The Exxon Valdez super tanker spilt oil off the Alaskan coast 19 years ago, when it ran aground in Alaska's Prince William sound in 1989. It spilt over 40-million litres (11 million gallons) of crude oil into the water, and closed fisheries, and killed hundreds of thousands of birds and marine animals, causing substantial ecological damage.
It is said to be the worst oil spill in US history.
Exxon had argued that it could not be punished for the misconduct of the vessel's captain, Joseph Hazelwood, who was said to be drunk on the night the vessel ran aground.

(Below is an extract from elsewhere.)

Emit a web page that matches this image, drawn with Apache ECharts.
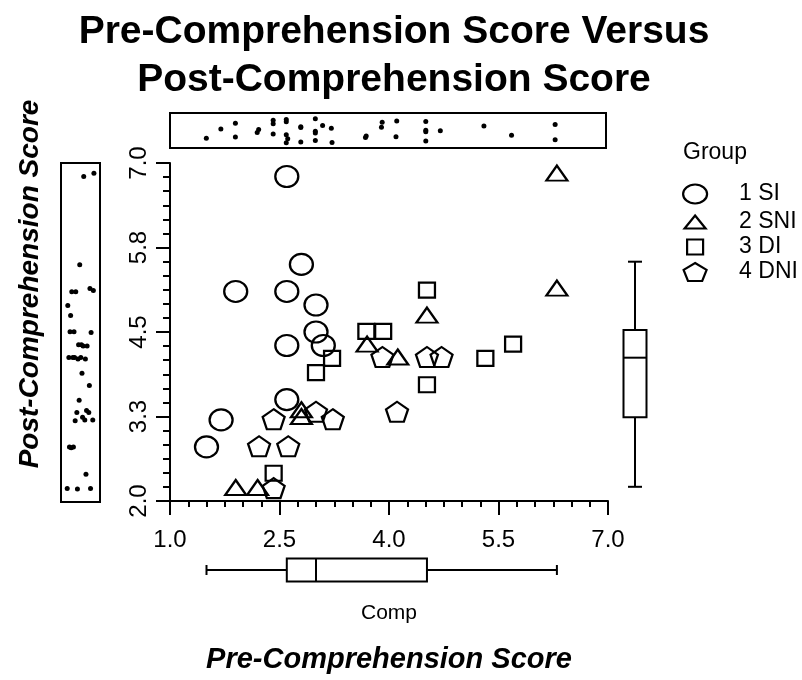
<!DOCTYPE html>
<html><head><meta charset="utf-8">
<script src="https://cdn.jsdelivr.net/npm/echarts@6/dist/echarts.min.js"></script>
<style>html,body{margin:0;padding:0;background:#fff}#c{width:802px;height:680px}</style>
</head><body><div id="c"></div>
<script>
// ---- data ----
const groupNames = ['1 SI', '2 SNI', '3 DI', '4 DNI'];
const siX  = [2.6, 2.8, 1.9, 2.6, 3.0, 3.0, 3.1, 2.6, 2.6, 1.7, 1.5];
const siY  = [6.8, 5.5, 5.1, 5.1, 4.9, 4.5, 4.3, 4.3, 3.5, 3.2, 2.8];
const sniX = [1.9, 2.2, 2.8, 2.8, 3.7, 4.12, 4.52, 6.3, 6.3];
const sniY = [2.2, 2.2, 3.35, 3.25, 4.32, 4.13, 4.75, 6.85, 5.15];
const diX  = [2.42, 3.0, 3.22, 3.69, 3.92, 4.52, 4.52, 5.32, 5.7];
const diY  = [2.41, 3.9, 4.11, 4.51, 4.51, 5.12, 3.72, 4.11, 4.32];
const dniX = [2.42, 2.22, 2.62, 2.42, 3.0, 3.23, 3.91, 4.11, 4.52, 4.72];
const dniY = [2.19, 2.81, 2.81, 3.21, 3.32, 3.21, 4.13, 3.32, 4.13, 4.13];
const xTickLabels = ['1.0', '2.5', '4.0', '5.5', '7.0'];
const yTickLabels = ['2.0', '3.3', '4.5', '5.8', '7.0'];
// box plot five-number summaries [min, q1, median, q3, max]
const compBox = [1.5, 2.6, 3.0, 4.52, 6.3];
const postBox = [2.21, 3.24, 4.12, 4.53, 5.54];

// ---- chart ----
const xs = [siX, sniX, diX, dniX];
const ys = [siY, sniY, diY, dniY];
const allX = [].concat(...xs);
const allY = [].concat(...ys);
const jit = i => 0.15 + 0.7 * ((i * 0.6180339887) % 1);

const ellipsePath = 'path://M0,50A50,50,0,1,1,100,50A50,50,0,1,1,0,50Z';
const triPath = 'path://M50,0L100,100L0,100Z';
const rectPath = 'path://M0,0L100,0L100,100L0,100Z';
const pentPath = 'path://M50,0L97.55,34.55L79.39,90.45L20.61,90.45L2.45,34.55Z';
const symbols = [ellipsePath, triPath, rectPath, pentPath];
const sizes = [[23, 21], [21, 15], [16, 15], [22, 20]];
const legendSizes = [[24, 19], [21, 13], [16, 15], [23, 18]];
const legendCenters = [193, 221, 246, 271];

const FONT = 'Liberation Sans';
const openStyle = {color: 'rgba(0,0,0,0)', borderColor: '#000', borderWidth: 2.2, opacity: 1};

const series = groupNames.map((name, g) => ({
  name, type: 'scatter', xAxisIndex: 0, yAxisIndex: 0,
  symbol: symbols[g], symbolSize: sizes[g],
  itemStyle: openStyle, emphasis: {disabled: true},
  data: xs[g].map((x, i) => [x, ys[g][i]])
}));

series.push({
  type: 'scatter', xAxisIndex: 1, yAxisIndex: 1, symbol: 'circle', symbolSize: 5,
  itemStyle: {color: '#000', opacity: 1}, silent: true,
  data: allX.map((x, i) => [x, jit(i)])
});
series.push({
  type: 'scatter', xAxisIndex: 2, yAxisIndex: 2, symbol: 'circle', symbolSize: 5,
  itemStyle: {color: '#000', opacity: 1}, silent: true,
  data: allY.map((y, i) => [jit(i * 3 + 1), y])
});

function boxItem(vertical) {
  return function (params, api) {
    const c = api.value(0);
    const v = [1, 2, 3, 4, 5].map(k => api.value(k));
    const pt = val => vertical ? api.coord([c, val]) : api.coord([val, c]);
    const p = v.map(pt);
    const bw = 23, cw = vertical ? 14 : 10;
    const style = {stroke: '#000', lineWidth: 2, fill: 'none'};
    const ch = [];
    if (vertical) {
      const x = p[0][0];
      ch.push({type: 'line', shape: {x1: x, y1: p[0][1], x2: x, y2: p[1][1]}, style});
      ch.push({type: 'line', shape: {x1: x, y1: p[3][1], x2: x, y2: p[4][1]}, style});
      ch.push({type: 'line', shape: {x1: x - cw / 2, y1: p[0][1], x2: x + cw / 2, y2: p[0][1]}, style});
      ch.push({type: 'line', shape: {x1: x - cw / 2, y1: p[4][1], x2: x + cw / 2, y2: p[4][1]}, style});
      ch.push({type: 'rect', shape: {x: x - bw / 2, y: p[3][1], width: bw, height: p[1][1] - p[3][1]}, style});
      ch.push({type: 'line', shape: {x1: x - bw / 2, y1: p[2][1], x2: x + bw / 2, y2: p[2][1]}, style});
    } else {
      const y = p[0][1];
      ch.push({type: 'line', shape: {x1: p[0][0], y1: y, x2: p[1][0], y2: y}, style});
      ch.push({type: 'line', shape: {x1: p[3][0], y1: y, x2: p[4][0], y2: y}, style});
      ch.push({type: 'line', shape: {x1: p[0][0], y1: y - cw / 2, x2: p[0][0], y2: y + cw / 2}, style});
      ch.push({type: 'line', shape: {x1: p[4][0], y1: y - cw / 2, x2: p[4][0], y2: y + cw / 2}, style});
      ch.push({type: 'rect', shape: {x: p[1][0], y: y - bw / 2, width: p[3][0] - p[1][0], height: bw}, style});
      ch.push({type: 'line', shape: {x1: p[2][0], y1: y - bw / 2, x2: p[2][0], y2: y + bw / 2}, style});
    }
    return {type: 'group', children: ch};
  };
}
series.push({
  type: 'custom', xAxisIndex: 3, yAxisIndex: 3, silent: true,
  renderItem: boxItem(true), data: [[0].concat(postBox)]
});
series.push({
  type: 'custom', xAxisIndex: 4, yAxisIndex: 4, silent: true,
  renderItem: boxItem(false), data: [[0].concat(compBox)]
});

const hidden = {axisLine: {show: false}, axisTick: {show: false}, axisLabel: {show: false}, splitLine: {show: false}};
const blackLine = {color: '#000', width: 2};

const option = {
  animation: false,
  backgroundColor: '#fff',
  title: {
    text: 'Pre-Comprehension Score Versus\nPost-Comprehension Score',
    left: 389, top: 3, textAlign: 'center',
    textStyle: {fontFamily: FONT, fontSize: 39, fontWeight: 'bold', color: '#000', lineHeight: 48}
  },
  legend: groupNames.map((name, g) => ({
    data: [name], orient: 'vertical', left: 694 - legendSizes[g][0] / 2, top: legendCenters[g] - 12,
    itemWidth: legendSizes[g][0], itemHeight: legendSizes[g][1], itemGap: 0, padding: 0,
    selectedMode: false, icon: symbols[g], symbolKeepAspect: false,
    itemStyle: {color: 'rgba(0,0,0,0)', borderColor: '#000', borderWidth: 2.2, opacity: 1},
    textStyle: {fontFamily: FONT, fontSize: 23, color: '#000', lineHeight: 24,
      padding: [2, 0, 0, 39 - legendSizes[g][0] / 2]}
  })),
  graphic: [
    {type: 'text', x: 683, y: 153, style: {text: 'Group', font: '23px "Liberation Sans"', fill: '#000', textVerticalAlign: 'middle'}},
    {type: 'text', x: 30, y: 284, rotation: Math.PI / 2,
     style: {text: 'Post-Comprehension Score', font: 'italic bold 28px "Liberation Sans"', fill: '#000', textAlign: 'center', textVerticalAlign: 'middle'}}
  ],
  grid: [
    {left: 170, top: 163, width: 438, height: 338},
    {left: 170, top: 113, width: 436, height: 35, show: true, borderColor: '#000', borderWidth: 2},
    {left: 61, top: 163, width: 39, height: 339, show: true, borderColor: '#000', borderWidth: 2},
    {left: 610, top: 163, width: 50, height: 338},
    {left: 170, top: 557, width: 438, height: 26}
  ],
  xAxis: [
    {gridIndex: 0, type: 'value', min: 1, max: 7, interval: 1.5,
     axisLine: {lineStyle: blackLine},
     axisTick: {length: 14, lineStyle: blackLine},
     minorTick: {show: true, splitNumber: 6, length: 6, lineStyle: blackLine},
     splitLine: {show: false}, minorSplitLine: {show: false},
     axisLabel: {fontFamily: FONT, fontSize: 24, color: '#000', margin: 27,
       formatter: v => xTickLabels[Math.round((v - 1) / 1.5)]},
     name: 'Pre-Comprehension Score', nameLocation: 'middle', nameGap: 144,
     nameTextStyle: {fontFamily: FONT, fontSize: 29, fontWeight: 'bold', fontStyle: 'italic', color: '#000'}},
    Object.assign({gridIndex: 1, type: 'value', min: 1, max: 7}, hidden),
    Object.assign({gridIndex: 2, type: 'value', min: 0, max: 1}, hidden),
    Object.assign({gridIndex: 3, type: 'category', data: ['Post']}, hidden),
    Object.assign({gridIndex: 4, type: 'value', min: 1, max: 7, name: 'Comp', nameLocation: 'middle', nameGap: 20,
      nameTextStyle: {fontFamily: FONT, fontSize: 21, color: '#000'}}, hidden)
  ],
  yAxis: [
    {gridIndex: 0, type: 'value', min: 2, max: 7, interval: 1.25,
     axisLine: {lineStyle: blackLine},
     axisTick: {length: 14, lineStyle: blackLine},
     minorTick: {show: true, splitNumber: 6, length: 7, lineStyle: blackLine},
     splitLine: {show: false}, minorSplitLine: {show: false},
     axisLabel: {fontFamily: FONT, fontSize: 24, color: '#000', margin: 19, rotate: 90,
       formatter: v => yTickLabels[Math.round((v - 2) / 1.25)]}},
    Object.assign({gridIndex: 1, type: 'value', min: 0, max: 1}, hidden),
    Object.assign({gridIndex: 2, type: 'value', min: 2, max: 7}, hidden),
    Object.assign({gridIndex: 3, type: 'value', min: 2, max: 7}, hidden),
    Object.assign({gridIndex: 4, type: 'category', data: ['Comp']}, hidden)
  ],
  series
};
const chart = echarts.init(document.getElementById('c'), null, {renderer: 'canvas'});
chart.setOption(option);
</script></body></html>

A group of around 33,000 Alaskans had sued Exxon asking for compensation and additional punishment for the company. Their lawyers had argued that Exxon managers had assigned a relapsed alcoholic in Capt. Joseph Hazelwood to command the supertanker. The jury found that Captain Hazelwood acted recklessly, and also found that Exxon had acted recklessly as well.

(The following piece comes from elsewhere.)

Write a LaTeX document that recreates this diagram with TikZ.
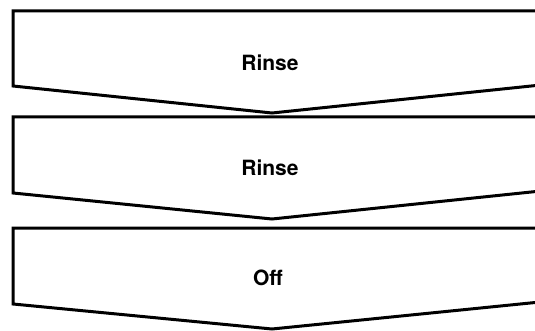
\documentclass[tikz,border=0pt]{standalone}
\usepackage{fontspec}
\setmainfont{TeX Gyre Heros}
\usepackage{tikz}
\usetikzlibrary{positioning}
\tikzset{stage/.style = {line width = 3pt, line join = miter},
  steplabel/.style = {font = \fontsize{21}{24}\selectfont\bfseries, inner sep = 0}}

\begin{document}
\begin{tikzpicture}[x=1pt, y=-1pt]
    \useasboundingbox (0, 0) rectangle (535, 331);
    \clip (0, 0) rectangle (535, 331);
    \begin{scope}[shift={(0, 11)}]
      \draw [stage] (560, 0) -- (13, 0) -- (13, 75) -- (272, 102) -- (560, 72);
      \node [steplabel] (rinseA) at (270, 52) {Rinse};
    \end{scope}
    \begin{scope}[shift={(0, 117)}]
      \draw [stage] (560, 0) -- (13, 0) -- (13, 76) -- (272, 102) -- (560, 72);
      \node [steplabel] (rinseB) at (270, 51) {Rinse};
    \end{scope}
    \begin{scope}[shift={(0, 228)}]
      \draw [stage] (560, 0) -- (13, 0) -- (13, 76) -- (272, 101) -- (560, 72);
      \node [steplabel] (off) at (268, 50) {Off};
    \end{scope}
  \end{tikzpicture}
\end{document}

Hazelwood was ordered to pay $5,000 in punitive damages, and Exxon was ordered to pay $5 billion, which was later reduced to $2.5 billion.
Exxon said that federal maritime law does not allow ''vicarious'' punitive damages which punish a company for the misconduct of its employees. The justices voted 5-3 to cut the the award, terming it as excessive under a federal maritime law. That award would have jumped by over $2 billion with accrued interest, and the full sum would have been the largest punitive damage payment in US history.

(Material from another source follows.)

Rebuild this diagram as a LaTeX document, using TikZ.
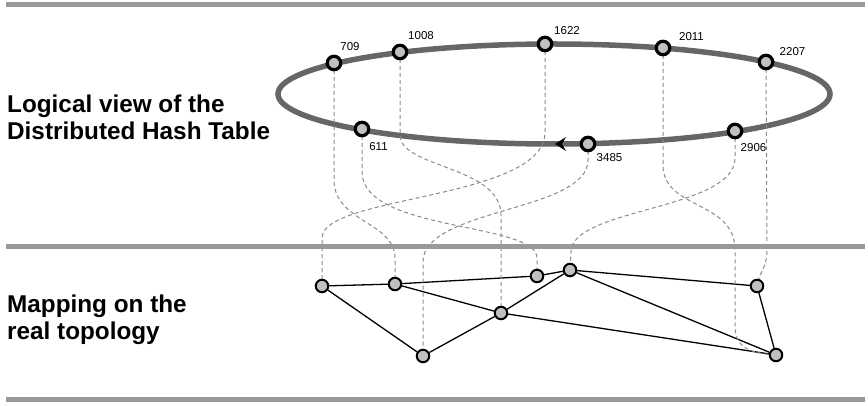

Justice David Souter said punitive damages could be awarded under maritime law, but the verdict against Exxon "under the circumstances of this case" should be limited to the amount equal to the damages already paid by Exxon to compensate victims of the oil spill.
Only eight justices of the nine-member court participated in the case, as Justice Samuel Alito excused himself as he owns ExxonMobil stock.
Business groups have praised the move by the high court as a step in reducing the level of uncertainty in punitive damages cases. However, environmentalists and analysts say the court has it wrong, as Exxon was squarely responsible for one of the greatest environmental disasters the US has witnessed, and say that the judgement amounts to ''a slap on the wrist''.
Irving- (Texas) based Exxon Mobil had argued that it had already paid enough for the disaster, around $3.4 billion in terms of clean-up costs, fines and other spill-related expenses. Exxon last year smashed its own annual profit record by a US corporation, posting $40.6 billion.
The award is to be spread amongst thousands of victims of the oil spill.
The original group comprised 33,000 commercial fishermen, seafood processors, landowners, native Alaskans and small businesses. They had sued in 1989, and won a $5 billion punitive damage award in 1994. Thereafter the case bounced around in the court system for the next 14 years bouncing up and down the court system.